WA to benefit from $35m investment in synthetic biology.
Creating artificial genes and proteins that program cells in ways only limited by the imagination was previously the domain of science fiction but is now a reality and two Perth scientists have been given lead roles in one of the world’s largest synthetic biology centres based in Australia.
Seven Australian universities and 25 partners have been funded by an Australian Research Council (ARC) $35m commitment to a Centre of Excellence in Synthetic Biology (CoESB) led by Macquarie University’s ARC Laureate Fellow Professor Ian Paulsen.
The Centre combines engineering with molecular biology to design and construct innovative biological systems (organisms) that can convert biomass from agriculture or waste streams to biofuel, biodegradable pesticides, bioplastics and other high-value chemicals.
However, two Perth scientists add a different dimension. University of Western Australia’s Professor Aleksandra Filipovska and Curtin University’s Professor Oliver Rackham, both based at Perth’s Harry Perkins Institute of Medical Research are the biomedical synthetic biologists in the collaboration who apply the technology to developing new drugs to combat disease.
Prof Filipovska is Deputy Director of the National ARC Centre of Excellence and Professor Oliver Rackham will lead the Western Australian centre of Synthetic Biology.
“Our research groups are investigating the use of synthetic biology to solve medical problems in addition to solving agricultural challenges, or to convert biomass and waste into useful products.
“We are applying it to solving problems like overcoming antibiotic resistance. At the WA Centre we will have something unique because we can use synthetic biology to create new drugs, new antibiotics and new ways to diagnose and treat diseases.
“Synthetic biology is so exciting because we can make completely artificial genes and proteins and as a result we can unleash the potential of microbes as biofactories for medicinal, agricultural and industrial applications,” said Professor Filipovska.
Professor Rackham’s laboratory has already been investigating ways to manipulate brewer’s yeast to overcome antibiotic resistance.
“The big advantage we have in Western Australia is that the synthetic biology done here has a medical focus. We’re uniquely applying the principles of synthetic biology to develop therapeutics in Australia.
“We now have the ability to completely re-wire the genes of living cells, we can turn them into microscopic factories to make drugs, biofuels and plastics.
“You can program a cell to detect a particular type of disease that currently requires a lot of different tests to detect at present.
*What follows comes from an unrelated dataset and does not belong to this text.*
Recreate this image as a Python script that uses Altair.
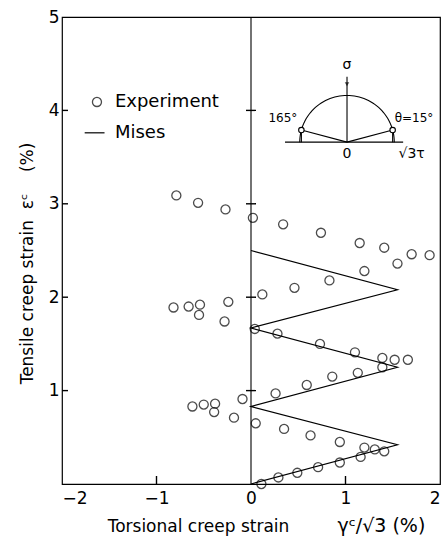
import altair as alt
import pandas as pd
import numpy as np

# ---- data ----
exp_x = [-0.79, -0.56, -0.27, 0.02, 0.34, 0.74, 1.15, 1.41, 1.70, 1.89,
         1.55, 1.20, 0.83, 0.46, 0.12,
         -0.82, -0.66, -0.54, -0.55, -0.24, -0.28,
         0.04, 0.28, 0.73, 1.10, 1.39, 1.52, 1.66,
         1.39, 1.13, 0.86, 0.59, 0.26, -0.09,
         -0.62, -0.50, -0.38, -0.39, -0.18,
         0.05, 0.35, 0.63, 0.94, 1.20, 1.31, 1.41,
         1.16, 0.94, 0.71, 0.49, 0.29, 0.11]
exp_y = [3.09, 3.01, 2.94, 2.85, 2.78, 2.69, 2.58, 2.53, 2.46, 2.45,
         2.36, 2.28, 2.18, 2.10, 2.03,
         1.89, 1.90, 1.92, 1.81, 1.95, 1.74,
         1.66, 1.61, 1.50, 1.41, 1.35, 1.33, 1.33,
         1.25, 1.19, 1.15, 1.06, 0.97, 0.91,
         0.83, 0.85, 0.86, 0.77, 0.71,
         0.65, 0.59, 0.52, 0.45, 0.39, 0.37, 0.35,
         0.29, 0.23, 0.18, 0.12, 0.07, 0.00]

mises_x = [0.0, 1.55, 0.0, 1.55, 0.0, 1.55, 0.0]
mises_y = [0.0, 0.42, 0.83, 1.25, 1.67, 2.08, 2.50]

x_ticks = [-2, -1, 0, 1, 2]
y_ticks = [1, 2, 3, 4, 5]
inner_x_ticks = [-1.0, 1.0]
inner_y_ticks = [1.0, 2.0, 3.0, 4.0]
cross_y = [1.0, 2.0, 3.0, 4.0]

# inset (stress-space sketch) geometry in data units
inset_cx, inset_cy, inset_r = 1.016, 3.66, 0.5
inset_angles = [15, 165]

FONT = "DejaVu Sans"
W, H = 378, 467
NB = "\u00a0"

xs = alt.Scale(domain=[-2, 2], nice=False, zero=False)
ys = alt.Scale(domain=[0, 5], nice=False, zero=False)

exp_df = pd.DataFrame({"x": exp_x, "y": exp_y})
mises_df = pd.DataFrame({"x": mises_x, "y": mises_y, "o": range(len(mises_x))})

points = alt.Chart(exp_df).mark_point(
    shape="circle", filled=False, color="black", size=82, strokeWidth=1.3
).encode(
    x=alt.X("x:Q", scale=xs, axis=alt.Axis(values=x_ticks, format="d", ticks=False, domain=False, grid=False,
                                             labelFontSize=17, labelFont=FONT, labelPadding=6,
                                             labelColor="black",
                                             title="Torsional creep strain",
                                             titleFont=FONT, titleFontSize=17, titleFontWeight="normal",
                                             titleColor="black", titleX=136, titleY=42,
                                             titleAlign="center", titleBaseline="middle")),
    y=alt.Y("y:Q", scale=ys, axis=alt.Axis(values=y_ticks, format="d", ticks=False, domain=False, grid=False,
                                             labelFontSize=17, labelFont=FONT, labelPadding=3,
                                             labelColor="black",
                                             title="Tensile creep strain" + NB * 2 + "εᶜ" + NB * 4 + "(%)",
                                             titleFont=FONT, titleFontSize=17, titleFontWeight="normal",
                                             titleColor="black", titleX=-35, titleY=246, titleAngle=270,
                                             titleAlign="center", titleBaseline="middle")),
)

xmath = alt.Chart(pd.DataFrame({"x": [1.38], "y": [-0.45], "t": ["γᶜ/√3" + NB + "(%)"]})).mark_text(
    align="center", baseline="middle", font=FONT, fontSize=19, color="black").encode(
    x=alt.X("x:Q", scale=xs), y=alt.Y("y:Q", scale=ys), text="t:N")

mises = alt.Chart(mises_df).mark_line(color="black", strokeWidth=1.2).encode(
    x=alt.X("x:Q", scale=xs), y=alt.Y("y:Q", scale=ys), order="o:Q")

zero_line = alt.Chart(pd.DataFrame({"x": [0.0]})).mark_rule(color="black", strokeWidth=1.1).encode(
    x=alt.X("x:Q", scale=xs))

# inward ticks (positions from scales, lengths in pixels)
vticks = alt.Chart(pd.DataFrame({"x": inner_x_ticks})).mark_rule(color="black", strokeWidth=1.4).encode(
    x=alt.X("x:Q", scale=xs), y=alt.value(H), y2=alt.value(H - 8))
hticks = alt.Chart(pd.DataFrame({"y": inner_y_ticks})).mark_rule(color="black", strokeWidth=1.4).encode(
    y=alt.Y("y:Q", scale=ys), x=alt.value(0), x2=alt.value(6))
crosses = alt.Chart(pd.DataFrame({"y": cross_y})).mark_rule(color="black", strokeWidth=1.4).encode(
    y=alt.Y("y:Q", scale=ys), x=alt.value(W / 2 - 5), x2=alt.value(W / 2 + 5))

# legend
leg_pt = alt.Chart(pd.DataFrame({"x": [-1.63], "y": [4.09]})).mark_point(
    shape="circle", filled=False, color="black", size=82, strokeWidth=1.3).encode(
    x=alt.X("x:Q", scale=xs), y=alt.Y("y:Q", scale=ys))
leg_line = alt.Chart(pd.DataFrame({"x": [-1.76], "x2": [-1.55], "y": [3.76]})).mark_rule(
    color="black", strokeWidth=1.2).encode(
    x=alt.X("x:Q", scale=xs), x2="x2:Q", y=alt.Y("y:Q", scale=ys))
leg_txt = alt.Chart(pd.DataFrame({"x": [-1.44, -1.44], "y": [4.09, 3.76],
                                  "t": ["Experiment", "Mises"]})).mark_text(
    align="left", baseline="middle", font=FONT, fontSize=18, color="black").encode(
    x=alt.X("x:Q", scale=xs), y=alt.Y("y:Q", scale=ys), text="t:N")

# inset sketch
th = np.radians(np.arange(0, 181, 3))
arc_df = pd.DataFrame({"x": inset_cx + inset_r * np.cos(th),
                       "y": inset_cy + inset_r * np.sin(th), "o": np.arange(len(th))})
arc = alt.Chart(arc_df).mark_line(color="black", strokeWidth=1.1).encode(
    x=alt.X("x:Q", scale=xs), y=alt.Y("y:Q", scale=ys), order="o:Q")

pa = np.radians(inset_angles)
px_ = inset_cx + inset_r * np.cos(pa)
py_ = inset_cy + inset_r * np.sin(pa)
seg_rows = [
    {"x": 0.36, "y": inset_cy, "x2": 1.61, "y2": inset_cy},
    {"x": inset_cx, "y": inset_cy, "x2": inset_cx, "y2": 4.36},
]
for a, b in zip(px_, py_):
    seg_rows.append({"x": inset_cx, "y": inset_cy, "x2": a, "y2": b})
    seg_rows.append({"x": a, "y": inset_cy, "x2": a, "y2": b})
segs = alt.Chart(pd.DataFrame(seg_rows)).mark_rule(color="black", strokeWidth=1.1).encode(
    x=alt.X("x:Q", scale=xs), y=alt.Y("y:Q", scale=ys), x2="x2:Q", y2="y2:Q")
arrow = alt.Chart(pd.DataFrame({"x": [inset_cx], "y": [4.28]})).mark_point(
    shape="triangle-down", filled=True, color="black", size=20).encode(
    x=alt.X("x:Q", scale=xs), y=alt.Y("y:Q", scale=ys))
ipts = alt.Chart(pd.DataFrame({"x": px_, "y": py_})).mark_point(
    shape="circle", filled=True, fill="white", stroke="black", size=30, strokeWidth=1.1, opacity=1).encode(
    x=alt.X("x:Q", scale=xs), y=alt.Y("y:Q", scale=ys))

lab_df = pd.DataFrame({
    "x": [inset_cx, inset_cx, 1.70, 0.49, 1.52],
    "y": [4.49, 3.53, 3.53, 3.92, 3.92],
    "t": ["σ", "0", "√3τ", "165°", "θ=15°"],
    "a": ["center", "center", "center", "right", "left"],
})
labs_c = alt.Chart(lab_df[lab_df.a == "center"]).mark_text(
    align="center", baseline="middle", font=FONT, fontSize=14, color="black").encode(
    x=alt.X("x:Q", scale=xs), y=alt.Y("y:Q", scale=ys), text="t:N")
labs_r = alt.Chart(lab_df[lab_df.a == "right"]).mark_text(
    align="right", baseline="middle", font=FONT, fontSize=12, color="black").encode(
    x=alt.X("x:Q", scale=xs), y=alt.Y("y:Q", scale=ys), text="t:N")
labs_l = alt.Chart(lab_df[lab_df.a == "left"]).mark_text(
    align="left", baseline="middle", font=FONT, fontSize=12, color="black").encode(
    x=alt.X("x:Q", scale=xs), y=alt.Y("y:Q", scale=ys), text="t:N")

chart = alt.layer(
    zero_line, mises, vticks, hticks, crosses, arc, segs, arrow, ipts,
    labs_c, labs_r, labs_l, leg_pt, leg_line, leg_txt, xmath, points
).properties(
    width=W, height=H,
    autosize=alt.AutoSizeParams(type="none"),
    padding={"left": 62, "top": 17, "right": 3, "bottom": 52},
    background="white",
).configure_view(stroke="black", strokeWidth=1.2)

chart.save("out.html", embed_options={"renderer": "svg", "actions": False})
“You can program a cell to detect a metabolic change in a person and very quickly get a diagnosis,” said Professor Rackham.
The pair also see great potential for use in the mining as well as agricultural sector through the development of novel microbial cell factories.
“One of the visions we have is to build little new local economies with specific high value products produced from materials that usually end up in the waste.”
“The unique thing about this is you can set up a microbial factory in any town, rather like a micro-brewery, and they can engineer microbes to process the leftover waste from agricultural products specific to the area and produce valuable products that the town or region can use.
“It can even create artificial spiderweb silk which is extremely strong and can be woven into clothing material.
“You’re only limited by your imagination because we can make anything,” said Professor Rackham.”
“Imagine if we take the by-products of sugar cane and use it to make biofuels to run our cars. It is our goal that everything we produce with our synthetic microbes is bio-degradable and sustainable for our environment,” said Professor Filipovska.
The Centre of Excellence will combine expertise from science and medicine with the humanities and social sciences to create real-world solutions to some of our greatest problems.